- **PROBLEM TO WORK ON**:
Reproduce the material word for word; the images stay out.

- **COLLECTED DATA**:
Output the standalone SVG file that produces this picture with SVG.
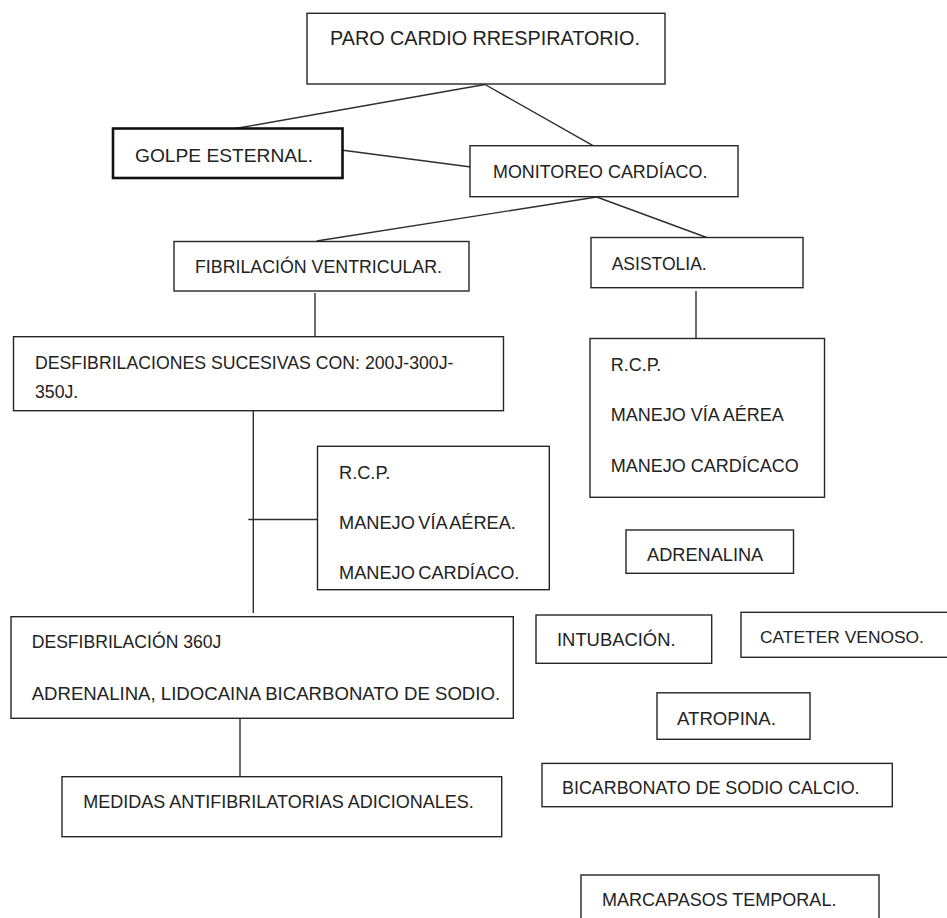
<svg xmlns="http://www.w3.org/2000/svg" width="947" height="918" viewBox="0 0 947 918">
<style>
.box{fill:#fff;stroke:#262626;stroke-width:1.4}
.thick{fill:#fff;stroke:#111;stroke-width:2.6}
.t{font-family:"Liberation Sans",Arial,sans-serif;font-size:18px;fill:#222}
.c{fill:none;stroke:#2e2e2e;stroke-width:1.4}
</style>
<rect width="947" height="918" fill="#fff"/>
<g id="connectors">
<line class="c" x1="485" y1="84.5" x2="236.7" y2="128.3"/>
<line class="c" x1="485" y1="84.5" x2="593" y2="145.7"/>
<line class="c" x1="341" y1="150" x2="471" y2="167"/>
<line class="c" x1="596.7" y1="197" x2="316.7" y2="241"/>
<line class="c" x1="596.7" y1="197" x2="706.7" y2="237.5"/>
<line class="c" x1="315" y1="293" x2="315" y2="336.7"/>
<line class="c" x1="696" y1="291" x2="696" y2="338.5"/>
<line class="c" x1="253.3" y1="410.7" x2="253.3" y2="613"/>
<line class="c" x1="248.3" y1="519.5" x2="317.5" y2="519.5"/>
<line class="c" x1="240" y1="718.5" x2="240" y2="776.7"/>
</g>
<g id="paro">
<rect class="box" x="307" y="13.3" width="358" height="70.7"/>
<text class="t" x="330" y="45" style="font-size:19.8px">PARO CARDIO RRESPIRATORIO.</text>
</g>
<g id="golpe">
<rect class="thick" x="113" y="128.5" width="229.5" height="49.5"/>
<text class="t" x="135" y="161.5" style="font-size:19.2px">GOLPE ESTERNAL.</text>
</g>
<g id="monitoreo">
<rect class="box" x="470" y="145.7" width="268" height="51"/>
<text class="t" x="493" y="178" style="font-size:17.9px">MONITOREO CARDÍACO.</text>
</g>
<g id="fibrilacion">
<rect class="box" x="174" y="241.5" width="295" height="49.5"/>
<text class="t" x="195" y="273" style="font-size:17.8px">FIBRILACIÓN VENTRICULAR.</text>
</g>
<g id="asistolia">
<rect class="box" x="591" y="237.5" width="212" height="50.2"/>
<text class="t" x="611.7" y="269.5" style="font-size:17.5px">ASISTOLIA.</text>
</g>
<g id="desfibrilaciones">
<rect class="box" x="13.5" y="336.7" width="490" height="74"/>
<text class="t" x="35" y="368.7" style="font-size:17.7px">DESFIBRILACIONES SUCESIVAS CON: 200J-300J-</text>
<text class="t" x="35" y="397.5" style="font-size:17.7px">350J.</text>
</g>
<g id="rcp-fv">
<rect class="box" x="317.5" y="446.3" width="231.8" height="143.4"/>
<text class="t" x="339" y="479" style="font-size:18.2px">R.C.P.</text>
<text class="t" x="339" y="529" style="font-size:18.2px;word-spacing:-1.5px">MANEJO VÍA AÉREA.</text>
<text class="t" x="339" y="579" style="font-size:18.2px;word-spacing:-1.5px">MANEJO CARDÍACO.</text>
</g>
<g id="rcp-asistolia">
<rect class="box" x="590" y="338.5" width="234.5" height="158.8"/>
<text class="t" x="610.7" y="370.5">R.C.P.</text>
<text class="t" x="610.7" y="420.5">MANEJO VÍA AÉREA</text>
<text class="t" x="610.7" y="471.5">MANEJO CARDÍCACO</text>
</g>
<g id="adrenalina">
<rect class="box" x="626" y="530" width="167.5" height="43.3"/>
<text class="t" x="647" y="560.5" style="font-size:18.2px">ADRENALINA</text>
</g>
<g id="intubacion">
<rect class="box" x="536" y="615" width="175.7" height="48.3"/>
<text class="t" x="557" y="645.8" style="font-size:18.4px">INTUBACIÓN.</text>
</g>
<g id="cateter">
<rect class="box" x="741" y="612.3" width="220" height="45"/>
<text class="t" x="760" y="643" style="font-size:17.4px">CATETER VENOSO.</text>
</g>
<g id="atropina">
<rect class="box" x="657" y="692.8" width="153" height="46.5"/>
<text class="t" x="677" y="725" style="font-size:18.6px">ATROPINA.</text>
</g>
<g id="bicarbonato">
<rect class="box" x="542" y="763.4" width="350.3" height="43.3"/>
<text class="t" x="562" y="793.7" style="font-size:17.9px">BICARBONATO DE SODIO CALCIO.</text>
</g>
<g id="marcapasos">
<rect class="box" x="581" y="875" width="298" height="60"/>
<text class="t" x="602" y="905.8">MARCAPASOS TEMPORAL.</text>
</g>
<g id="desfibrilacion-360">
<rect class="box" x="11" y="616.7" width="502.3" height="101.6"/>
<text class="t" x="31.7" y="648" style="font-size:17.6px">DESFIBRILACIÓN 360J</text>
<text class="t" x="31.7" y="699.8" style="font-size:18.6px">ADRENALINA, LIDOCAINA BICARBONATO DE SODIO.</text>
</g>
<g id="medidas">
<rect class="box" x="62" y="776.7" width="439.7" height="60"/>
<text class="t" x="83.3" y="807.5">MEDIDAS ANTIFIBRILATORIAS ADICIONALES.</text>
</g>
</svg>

- **WRITTEN ANSWER**:
Output the standalone SVG file that produces this picture with SVG.
<svg xmlns="http://www.w3.org/2000/svg" width="947" height="918" viewBox="0 0 947 918">
<style>
.box{fill:#fff;stroke:#262626;stroke-width:1.4}
.thick{fill:#fff;stroke:#111;stroke-width:2.6}
.t{font-family:"Liberation Sans",Arial,sans-serif;font-size:18px;fill:#222}
.c{fill:none;stroke:#2e2e2e;stroke-width:1.4}
</style>
<rect width="947" height="918" fill="#fff"/>
<g id="connectors">
<line class="c" x1="485" y1="84.5" x2="236.7" y2="128.3"/>
<line class="c" x1="485" y1="84.5" x2="593" y2="145.7"/>
<line class="c" x1="341" y1="150" x2="471" y2="167"/>
<line class="c" x1="596.7" y1="197" x2="316.7" y2="241"/>
<line class="c" x1="596.7" y1="197" x2="706.7" y2="237.5"/>
<line class="c" x1="315" y1="293" x2="315" y2="336.7"/>
<line class="c" x1="696" y1="291" x2="696" y2="338.5"/>
<line class="c" x1="253.3" y1="410.7" x2="253.3" y2="613"/>
<line class="c" x1="248.3" y1="519.5" x2="317.5" y2="519.5"/>
<line class="c" x1="240" y1="718.5" x2="240" y2="776.7"/>
</g>
<g id="paro">
<rect class="box" x="307" y="13.3" width="358" height="70.7"/>
<text class="t" x="330" y="45" style="font-size:19.8px">PARO CARDIO RRESPIRATORIO.</text>
</g>
<g id="golpe">
<rect class="thick" x="113" y="128.5" width="229.5" height="49.5"/>
<text class="t" x="135" y="161.5" style="font-size:19.2px">GOLPE ESTERNAL.</text>
</g>
<g id="monitoreo">
<rect class="box" x="470" y="145.7" width="268" height="51"/>
<text class="t" x="493" y="178" style="font-size:17.9px">MONITOREO CARDÍACO.</text>
</g>
<g id="fibrilacion">
<rect class="box" x="174" y="241.5" width="295" height="49.5"/>
<text class="t" x="195" y="273" style="font-size:17.8px">FIBRILACIÓN VENTRICULAR.</text>
</g>
<g id="asistolia">
<rect class="box" x="591" y="237.5" width="212" height="50.2"/>
<text class="t" x="611.7" y="269.5" style="font-size:17.5px">ASISTOLIA.</text>
</g>
<g id="desfibrilaciones">
<rect class="box" x="13.5" y="336.7" width="490" height="74"/>
<text class="t" x="35" y="368.7" style="font-size:17.7px">DESFIBRILACIONES SUCESIVAS CON: 200J-300J-</text>
<text class="t" x="35" y="397.5" style="font-size:17.7px">350J.</text>
</g>
<g id="rcp-fv">
<rect class="box" x="317.5" y="446.3" width="231.8" height="143.4"/>
<text class="t" x="339" y="479" style="font-size:18.2px">R.C.P.</text>
<text class="t" x="339" y="529" style="font-size:18.2px;word-spacing:-1.5px">MANEJO VÍA AÉREA.</text>
<text class="t" x="339" y="579" style="font-size:18.2px;word-spacing:-1.5px">MANEJO CARDÍACO.</text>
</g>
<g id="rcp-asistolia">
<rect class="box" x="590" y="338.5" width="234.5" height="158.8"/>
<text class="t" x="610.7" y="370.5">R.C.P.</text>
<text class="t" x="610.7" y="420.5">MANEJO VÍA AÉREA</text>
<text class="t" x="610.7" y="471.5">MANEJO CARDÍCACO</text>
</g>
<g id="adrenalina">
<rect class="box" x="626" y="530" width="167.5" height="43.3"/>
<text class="t" x="647" y="560.5" style="font-size:18.2px">ADRENALINA</text>
</g>
<g id="intubacion">
<rect class="box" x="536" y="615" width="175.7" height="48.3"/>
<text class="t" x="557" y="645.8" style="font-size:18.4px">INTUBACIÓN.</text>
</g>
<g id="cateter">
<rect class="box" x="741" y="612.3" width="220" height="45"/>
<text class="t" x="760" y="643" style="font-size:17.4px">CATETER VENOSO.</text>
</g>
<g id="atropina">
<rect class="box" x="657" y="692.8" width="153" height="46.5"/>
<text class="t" x="677" y="725" style="font-size:18.6px">ATROPINA.</text>
</g>
<g id="bicarbonato">
<rect class="box" x="542" y="763.4" width="350.3" height="43.3"/>
<text class="t" x="562" y="793.7" style="font-size:17.9px">BICARBONATO DE SODIO CALCIO.</text>
</g>
<g id="marcapasos">
<rect class="box" x="581" y="875" width="298" height="60"/>
<text class="t" x="602" y="905.8">MARCAPASOS TEMPORAL.</text>
</g>
<g id="desfibrilacion-360">
<rect class="box" x="11" y="616.7" width="502.3" height="101.6"/>
<text class="t" x="31.7" y="648" style="font-size:17.6px">DESFIBRILACIÓN 360J</text>
<text class="t" x="31.7" y="699.8" style="font-size:18.6px">ADRENALINA, LIDOCAINA BICARBONATO DE SODIO.</text>
</g>
<g id="medidas">
<rect class="box" x="62" y="776.7" width="439.7" height="60"/>
<text class="t" x="83.3" y="807.5">MEDIDAS ANTIFIBRILATORIAS ADICIONALES.</text>
</g>
</svg>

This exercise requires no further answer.